A. Lajoinie : La productivité est extraordinaire, mais cette course ne doit pas profiter seulement aux entrepreneurs ou au capital. La droite augmente les impôts alors qu'elle avait dit qu'elle ne le ferait pas. Nous la prenons la main dans le sac de la démagogie. Nous sommes pour certains augmentations d'impôts, comme celui de la fortune. Cela ne ruinerait aucun des grands fortunés puisque depuis dix ans, nous assistons à l'enrichissement des riches et à l'appauvrissement des gens modestes. Les inégalités se sont accrues. Il faut faire le contraire de ce que fait E. Balladur. On pourrait mettre en place un impôt intelligent : il pénaliserait la spéculation de telle sorte que l'argent aille à l'investissement créateur d'emplois.
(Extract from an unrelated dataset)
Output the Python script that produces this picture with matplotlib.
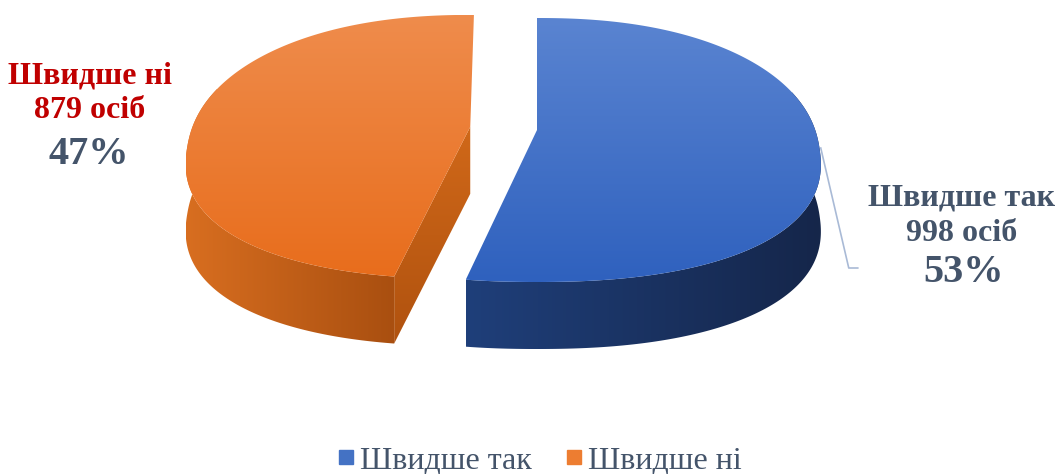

P. Caloni : On ne gomme pas trois millions de chômeurs comme cela !

A. Lajoinie : Ce n'est facile ! Non seulement on ne les gomme pas, mais on va en rajouter. Et le dumping social ? Une Russe a dit qu'elle était l'esclave de l'Occident. Est-ce cela l'avenir ? Non ! Il y a la nécessité de garantir un progrès social partout. Nous sommes pour la solidarité et pour produire français. Nous sommes opposés aux délocalisations et à la fuite de notre industrie. Cela ne peut qu'affaiblir notre pays.

P. Caloni : Et la rentrée ?

A. Lajoinie : Elle sera chaude. C'est tout de suite qu'il faut agir. Nous sommes aux côtés des organisateurs de la journée du 27 mai. Nous voulons mettre en échec ces mesures et en imposer d'autres.